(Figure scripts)
::::

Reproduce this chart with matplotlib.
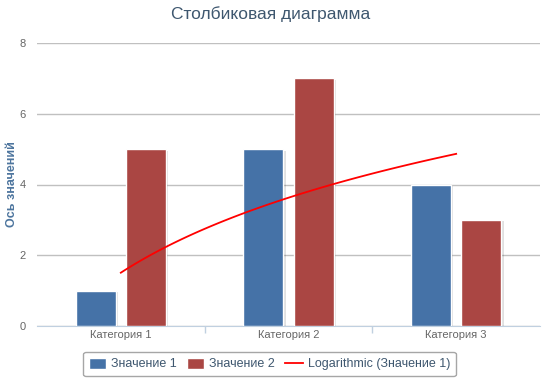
import numpy as np
import matplotlib
matplotlib.use("Agg")
import matplotlib.pyplot as plt
import matplotlib.patheffects as pe
from matplotlib.lines import Line2D
from matplotlib.patches import Patch

plt.rcParams['font.family'] = ['Liberation Sans', 'DejaVu Sans']

categories = ["Категория 1", "Категория 2", "Категория 3"]
series1_name = "Значение 1"
series2_name = "Значение 2"
series1 = [1, 5, 4]
series2 = [5, 7, 3]
trend_name = "Logarithmic (Значение 1)"
yticks = [0, 2, 4, 6, 8]

fig = plt.figure(figsize=(5.42, 3.84), dpi=100)
ax = fig.add_axes([37/542, 1-326/384, 503/542, 283/384])

x = np.arange(len(categories))
w = 0.24
off = 0.15
shadow = [pe.SimplePatchShadow(offset=(1.5, -1), alpha=0.12, shadow_rgbFace='k'), pe.Normal()]
b1 = ax.bar(x - off, series1, w, color='#4572A7', edgecolor='white', linewidth=1, zorder=3)
b2 = ax.bar(x + off, series2, w, color='#AA4643', edgecolor='white', linewidth=1, zorder=3)
for b in list(b1) + list(b2):
    b.set_path_effects(shadow)

# logarithmic trendline fitted to series 1
xv = np.arange(1, len(series1) + 1)
bcoef, acoef = np.polyfit(np.log(xv), series1, 1)
xs = np.linspace(1, len(series1), 100)
ys = acoef + bcoef * np.log(xs)
ax.plot(xs - 1, ys, color='#FF0000', lw=1.3, zorder=4)

ax.set_xlim(-0.5, 2.5)
ax.set_ylim(0, 8)
ax.set_yticks(yticks)
ax.set_yticklabels([str(t) for t in yticks], color='#666666', fontsize=8)
ax.yaxis.grid(True, color='#C0C0C0', lw=1)
ax.set_axisbelow(True)
ax.tick_params(axis='y', length=0, pad=8)
ax.set_xticks(x)
ax.set_xticklabels(categories, color='#666666', fontsize=8)
ax.tick_params(axis='x', length=0, pad=3)
ax.set_xticks([0.5, 1.5], minor=True)
ax.tick_params(axis='x', which='minor', length=5, color='#C0D0E0', width=1)
for s in ['top', 'right', 'left']:
    ax.spines[s].set_visible(False)
ax.spines['bottom'].set_color('#C0D0E0')
ax.set_ylabel("Ось значений", color='#4D759E', fontsize=9, fontweight='bold')
ax.yaxis.set_label_coords((18-37)/503, 0.5)

fig.text(0.5, 1-14/384, "Столбиковая диаграмма", ha='center', va='center', fontsize=12.5, color='#3E576F')

handles = [Patch(facecolor='#4572A7', edgecolor='white'),
           Patch(facecolor='#AA4643', edgecolor='white'),
           Line2D([0], [0], color='#FF0000', lw=1.3)]
leg = fig.legend(handles, [series1_name, series2_name, trend_name], loc='center',
                 bbox_to_anchor=(0.497, 1-364/384), ncol=3, frameon=True, fontsize=9,
                 handlelength=1.4, handleheight=1.0, handletextpad=0.4, columnspacing=0.8,
                 fancybox=True, borderpad=0.45)
leg.get_frame().set_edgecolor('#909090')
leg.get_frame().set_linewidth(1)
for t in leg.get_texts():
    t.set_color('#3E576F')

fig.savefig("out.png", dpi=100)
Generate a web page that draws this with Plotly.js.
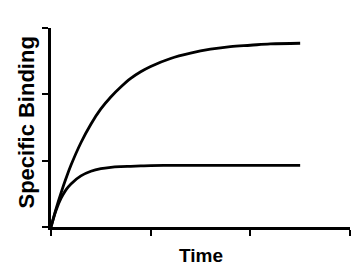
<!DOCTYPE html>
<html><head><meta charset="utf-8">
<script src="https://cdn.plot.ly/plotly-3.0.1.min.js"></script>
<style>html,body{margin:0;padding:0;background:#fff;}#chart{width:360px;height:274px;}</style>
</head><body><div id="chart"></div>
<script>
var time = [0, 0.05, 0.1, 0.15, 0.2, 0.3, 0.4, 0.5, 0.6, 0.7, 0.8, 0.9, 1.0, 1.2, 1.4, 1.6, 1.8, 2.0, 2.2, 2.5];
var upperBinding = [0, 0.27, 0.51, 0.73, 0.93, 1.27, 1.55, 1.78, 1.96, 2.11, 2.24, 2.34, 2.42, 2.54, 2.62, 2.68, 2.72, 2.74, 2.76, 2.77];
var lowerBinding = [0, 0.25, 0.43, 0.56, 0.65, 0.77, 0.84, 0.88, 0.90, 0.91, 0.915, 0.92, 0.925, 0.93, 0.93, 0.93, 0.93, 0.93, 0.93, 0.93];
var xTicks = [0, 1, 2, 3];
var yTicks = [0, 1, 2, 3];
var xTitle = "Time";
var yTitle = "Specific Binding";

var traces = [
  {x: time, y: upperBinding, mode: 'lines', line: {color: '#000', width: 2.8, shape: 'spline'}, hoverinfo: 'skip'},
  {x: time, y: lowerBinding, mode: 'lines', line: {color: '#000', width: 2.8, shape: 'spline'}, hoverinfo: 'skip'}
];
var layout = {
  width: 360, height: 274,
  margin: {l: 51, r: 10, t: 28, b: 47, pad: 0},
  paper_bgcolor: '#fff', plot_bgcolor: '#fff',
  showlegend: false,
  font: {family: 'Liberation Sans, Arial, sans-serif', color: '#000'},
  xaxis: {range: [0, 3], tickvals: xTicks, showticklabels: false, ticks: 'outside', ticklen: 6, tickwidth: 2, tickcolor: '#000',
          showline: true, linewidth: 3, linecolor: '#000', showgrid: false, zeroline: false, fixedrange: true},
  yaxis: {range: [0, 3], tickvals: yTicks, showticklabels: false, ticks: 'outside', ticklen: 6, tickwidth: 2, tickcolor: '#000',
          showline: true, linewidth: 3, linecolor: '#000', showgrid: false, zeroline: false, fixedrange: true},
  annotations: [
    {text: '<b>' + xTitle + '</b>', xref: 'paper', yref: 'paper', x: 0.5, y: 0, yshift: -28, xanchor: 'center', yanchor: 'middle', showarrow: false, font: {size: 19, color: '#000'}},
    {text: '<b>' + yTitle + '</b>', xref: 'paper', yref: 'paper', x: 0, y: 0.5, xshift: -25, yshift: 5, xanchor: 'center', yanchor: 'middle', textangle: -90, showarrow: false, font: {size: 22, color: '#000'}}
  ]
};
Plotly.newPlot('chart', traces, layout, {staticPlot: true, displayModeBar: false});
</script></body></html>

::::

Extract all lines containing the word "chart".

Reproduce this chart with matplotlib.
<style>html,body{margin:0;padding:0;background:#fff;}#chart{width:360px;height:274px;}</style>
</head><body><div id="chart"></div>
Plotly.newPlot('chart', traces, layout, {staticPlot: true, displayModeBar: false});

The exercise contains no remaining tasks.